- _Prompt_
Copy exactly the lines from the line containing "Generate a Python" to the line containing "in zip(categories, values)]", both lines included, and omit any pictures.

- _Records_
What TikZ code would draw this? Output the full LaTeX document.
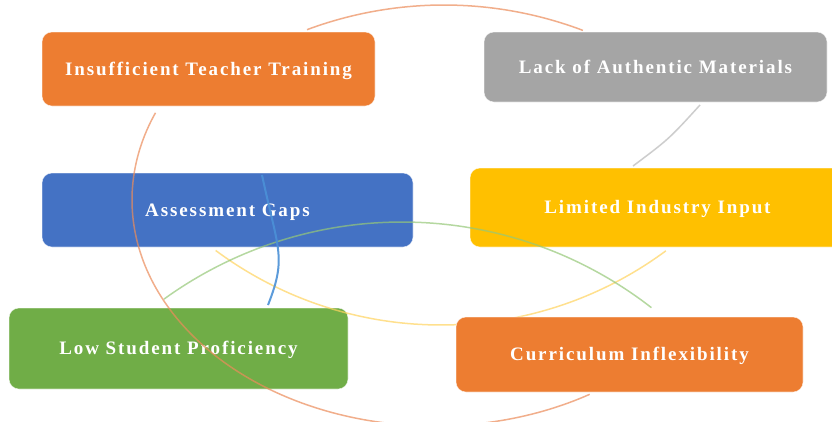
\documentclass[tikz,border=0pt]{standalone}
\usepackage{fontspec}
\newfontfamily\boxfont{Liberation Serif}[LetterSpace=10]
\definecolor{cOrange}{RGB}{237,125,49}
\definecolor{cGray}{RGB}{165,165,165}
\definecolor{cBlue}{RGB}{68,114,196}
\definecolor{cYellow}{RGB}{255,192,0}
\definecolor{cGreen}{RGB}{112,173,71}
\definecolor{aOrange}{RGB}{236,140,90}
\definecolor{aGray}{RGB}{185,185,185}
\definecolor{aYellow}{RGB}{255,212,95}
\definecolor{aGreen}{RGB}{150,200,120}
\definecolor{aBlue}{RGB}{75,145,215}
\begin{document}
\begin{tikzpicture}[x=1pt,y=-1pt,
  box/.style={rounded corners=10pt, fill=#1, draw=white, draw opacity=0.6,
    line width=0.6pt, text=white,
    font=\boxfont\bfseries\fontsize{19}{21}\selectfont,
    text height=12.5pt, text depth=0pt, inner sep=0pt},
  link/.style={line width=1.5pt, draw opacity=0.7}
]
\clip (0,0) rectangle (832,421);
\fill[white] (0,0) rectangle (832,421);

% boxes (behind the arcs)
\node[box=cOrange, minimum width=333pt, minimum height=74pt] (itt) at (208.5,69) {Insufficient Teacher Training};
\node[box=cGray, minimum width=343pt, minimum height=70pt] (lam) at (655.5,67) {Lack of Authentic Materials};
\node[box=cBlue, minimum width=371pt, minimum height=74pt] (ag) at (227.5,210) {Assessment Gaps};
\node[box=cYellow, minimum width=375pt, minimum height=79pt] (lii) at (657.5,207.5) {Limited Industry Input};
\node[box=cGreen, minimum width=339pt, minimum height=81pt] (lsp) at (178.5,348.5) {Low Student Proficiency};

% arcs
\draw[link, draw=aOrange] plot[domain=-110.4:-69.3, samples=50] ({444+393*cos(\x)}, {398+393*sin(\x)});
\draw[link, draw=aGray] (700,105) .. controls (669,139) .. (633,166);
\draw[link, draw=aYellow] plot[domain=53.5:126.6, samples=80] ({441+378*cos(\x)}, {-53+378*sin(\x)});
\draw[link, draw=aGreen] plot[domain=-125.9:-52.1, samples=80] ({402+406*cos(\x)}, {628+406*sin(\x)});
\draw[link, draw=aOrange] plot[domain=59.3:202.7, samples=120] ({435+303*cos(\x)}, {200+226*sin(\x)});
\draw[line width=2pt, draw=aBlue, draw opacity=0.9] (262,175) .. controls (278,250) and (287,257) .. (268,305);

% box on top of the arcs
\node[box=cOrange, minimum width=347pt, minimum height=75pt] (ci) at (629.5,354.5) {Curriculum Inflexibility};
\end{tikzpicture}
\end{document}
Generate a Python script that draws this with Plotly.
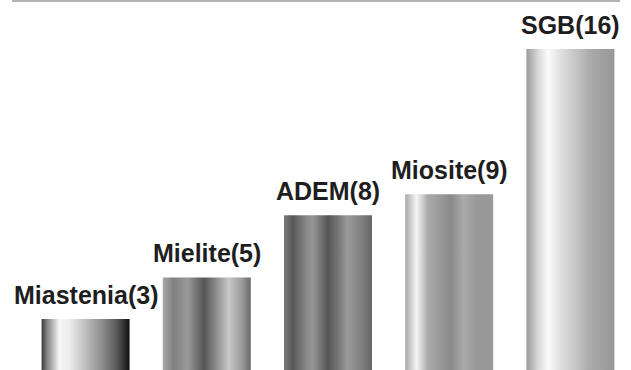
import plotly.graph_objects as go

categories = ["Miastenia", "Mielite", "ADEM", "Miosite", "SGB"]
values = [3, 5, 8, 9, 16]
labels = [f"{c}({v})" for c, v in zip(categories, values)]

# cylinder-like shading for each bar (style)
shades = [
    [[0, "#3a3a3a"], [0.06, "#808080"], [0.2, "#f7f7f7"], [0.32, "#ececec"],
     [0.5, "#bdbdbd"], [0.7, "#8a8a8a"], [0.86, "#565656"], [1, "#111111"]],
    [[0, "#a8a8a8"], [0.12, "#808080"], [0.28, "#9a9a9a"], [0.47, "#555555"],
     [0.6, "#8a8a8a"], [0.75, "#c8c8c8"], [0.9, "#9a9a9a"], [1, "#6a6a6a"]],
    [[0, "#7a7a7a"], [0.1, "#585858"], [0.27, "#8e8e8e"], [0.33, "#959595"],
     [0.5, "#555555"], [0.62, "#777777"], [0.72, "#9a9a9a"], [0.85, "#858585"], [1, "#666666"]],
    [[0, "#a8a8a8"], [0.13, "#f5f5f5"], [0.26, "#a9a9a9"], [0.42, "#979797"],
     [0.52, "#8a8a8a"], [0.66, "#aaaaaa"], [0.82, "#989898"], [1, "#9a9a9a"]],
    [[0, "#9a9a9a"], [0.14, "#dcdcdc"], [0.25, "#fbfbfb"], [0.4, "#dedede"],
     [0.52, "#cccccc"], [0.72, "#ababab"], [1, "#979797"]],
]

bar_w = 0.726

fig = go.Figure()
for i, (v, cs) in enumerate(zip(values, shades)):
    x0, x1 = i - bar_w / 2, i + bar_w / 2
    fig.add_trace(go.Scatter(
        x=[x0, x1, x1, x0, x0], y=[0, 0, v, v, 0],
        mode="lines", line=dict(width=0), fill="toself",
        fillgradient=dict(type="horizontal", colorscale=cs),
        hoverinfo="skip", showlegend=False,
    ))

for i, (v, t) in enumerate(zip(values, labels)):
    fig.add_annotation(
        x=i, y=v, text=t, showarrow=False, yanchor="bottom", yshift=8,
        font=dict(family="Liberation Sans, Arial, sans-serif", size=25,
                  color="#1e1e1e", weight="bold"),
    )

fig.add_shape(type="line", xref="paper", yref="paper",
              x0=-0.0215, x1=0.982, y0=1, y1=1,
              line=dict(color="#9a9a9a", width=1.5))

fig.update_layout(
    width=631, height=370,
    margin=dict(l=25, r=0, t=1, b=0),
    paper_bgcolor="white", plot_bgcolor="white",
    xaxis=dict(range=[-0.5, 4.5], visible=False, fixedrange=True),
    yaxis=dict(range=[0.544, 18.31], visible=False, fixedrange=True),
    showlegend=False,
)

fig.write_html("out.html", config={"displayModeBar": False},
               post_script="document.body.style.margin='0';")
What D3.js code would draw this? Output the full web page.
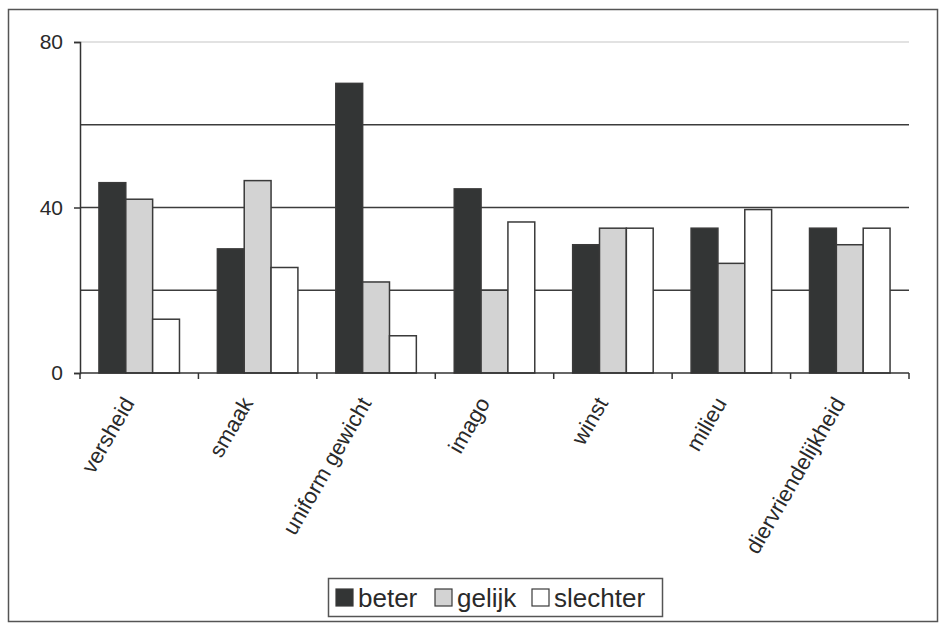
<!DOCTYPE html>
<html>
<head>
<meta charset="utf-8">
<script src="https://cdn.jsdelivr.net/npm/d3@7"></script>
<style>
  html, body { margin: 0; padding: 0; background: #fff; }
  svg { display: block; font-family: Arial, "Liberation Sans", sans-serif; }
</style>
</head>
<body>
<svg id="chart" width="944" height="630"></svg>
<script>
// Categories, series and values
const categories = ["versheid", "smaak", "uniform gewicht", "imago", "winst", "milieu", "diervriendelijkheid"];
const seriesNames = ["beter", "gelijk", "slechter"];
const beter    = [46, 30, 70, 44.5, 31, 35, 35];
const gelijk   = [42, 46.5, 22, 20, 35, 26.5, 31];
const slechter = [13, 25.5, 9, 36.5, 35, 39.5, 35];
const yTickLabels = [0, 40, 80];
const gridValues = [20, 40, 60, 80];

const seriesValues = [beter, gelijk, slechter];
const fills = ["#333535", "#d3d3d3", "#ffffff"];
const stroke = "#3a3a3a";

const svg = d3.select("#chart");

// outer frame
svg.append("rect")
  .attr("x", 8.5).attr("y", 9.5)
  .attr("width", 929).attr("height", 612)
  .attr("fill", "none").attr("stroke", "#555").attr("stroke-width", 1.5);

const plot = { left: 80, right: 909, top: 42, bottom: 373 };

const x0 = d3.scaleBand().domain(categories).range([plot.left, plot.right]).padding(0);
const groupInset = 0.16;
const x1 = d3.scaleBand().domain(seriesNames)
  .range([x0.bandwidth() * groupInset, x0.bandwidth() * (1 - groupInset)]).padding(0);
const y = d3.scaleLinear().domain([0, 80]).range([plot.bottom, plot.top]);

// gridlines
svg.append("g").selectAll("line").data(gridValues).join("line")
  .attr("x1", plot.left).attr("x2", plot.right)
  .attr("y1", d => y(d)).attr("y2", d => y(d))
  .attr("stroke", d => d === 80 ? "#d8d8d8" : "#3c3c3c")
  .attr("stroke-width", 1.5);

// bars
const rows = categories.map((c, i) => ({ c, vals: seriesNames.map((s, j) => ({ s, j, v: seriesValues[j][i] })) }));
const groups = svg.append("g").selectAll("g").data(rows).join("g")
  .attr("transform", d => `translate(${x0(d.c)},0)`);
groups.selectAll("rect").data(d => d.vals).join("rect")
  .attr("x", d => x1(d.s))
  .attr("y", d => y(d.v))
  .attr("width", x1.bandwidth())
  .attr("height", d => y(0) - y(d.v))
  .attr("fill", d => fills[d.j])
  .attr("stroke", stroke).attr("stroke-width", 1.5);

// x axis line and ticks at category boundaries
const boundaries = categories.map(c => x0(c)).concat([plot.right]);
svg.append("line")
  .attr("x1", plot.left).attr("x2", plot.right)
  .attr("y1", y(0)).attr("y2", y(0))
  .attr("stroke", "#333").attr("stroke-width", 1.5);
svg.append("g").selectAll("line").data(boundaries).join("line")
  .attr("x1", d => d).attr("x2", d => d)
  .attr("y1", y(0)).attr("y2", y(0) + 6)
  .attr("stroke", "#333").attr("stroke-width", 1.5);

// y axis
const yAxis = svg.append("g")
  .attr("transform", `translate(${plot.left},0)`)
  .call(d3.axisLeft(y).tickValues(yTickLabels).tickSize(6).tickPadding(11).tickFormat(d3.format("d")));
yAxis.select(".domain").attr("stroke", "#333").attr("stroke-width", 1.5);
yAxis.selectAll(".tick line").attr("stroke", "#333").attr("stroke-width", 1.5);
yAxis.selectAll(".tick text")
  .attr("font-size", 21).attr("fill", "#2a2a2a")
  .attr("font-family", "Arial, 'Liberation Sans', sans-serif");

// category labels, rotated
svg.append("g").selectAll("text").data(categories).join("text")
  .attr("transform", d => `translate(${x0(d) + x0.bandwidth() / 2 - 4},${y(0) + 30}) rotate(-60)`)
  .attr("text-anchor", "end")
  .attr("font-size", 22)
  .attr("fill", "#2a2a2a")
  .text(d => d);

// legend
const legend = svg.append("g").attr("transform", "translate(328,578)");
legend.append("rect")
  .attr("x", 0.5).attr("y", 0.5).attr("width", 334).attr("height", 38)
  .attr("fill", "#fff").attr("stroke", "#555").attr("stroke-width", 1.5);
const itemX = [8, 107, 204];
const items = legend.selectAll("g.item").data(seriesNames).join("g")
  .attr("class", "item")
  .attr("transform", (d, i) => `translate(${itemX[i]},0)`);
items.append("rect")
  .attr("x", 0).attr("y", 11).attr("width", 17).attr("height", 17)
  .attr("fill", (d, i) => fills[i]).attr("stroke", stroke).attr("stroke-width", 1.2);
items.append("text")
  .attr("x", 22).attr("y", 29)
  .attr("font-size", 26)
  .attr("fill", "#2a2a2a")
  .text(d => d);
</script>
</body>
</html>
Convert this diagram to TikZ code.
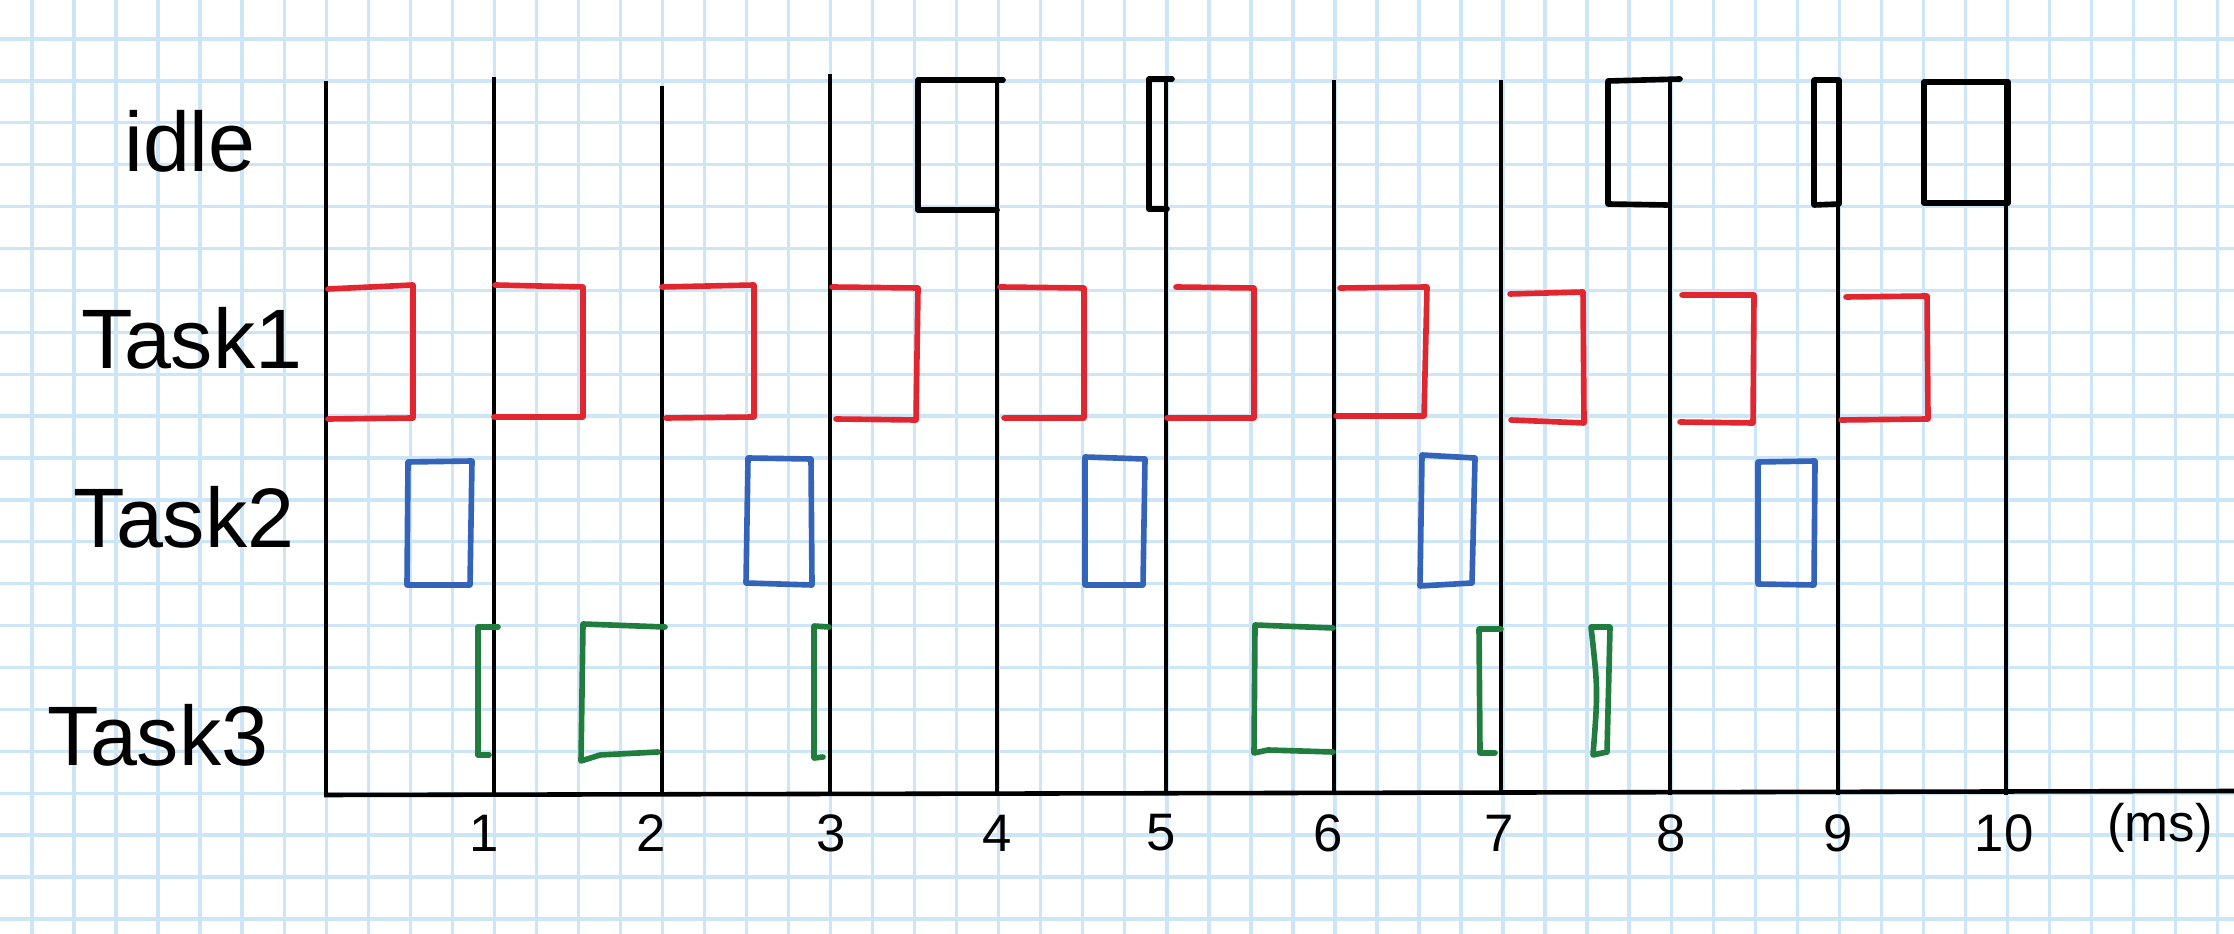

- _Answer for the task_
Generate a Python script that draws this with Plotly.
import plotly.graph_objects as go

categories = ["Miastenia", "Mielite", "ADEM", "Miosite", "SGB"]
values = [3, 5, 8, 9, 16]
labels = [f"{c}({v})" for c, v in zip(categories, values)]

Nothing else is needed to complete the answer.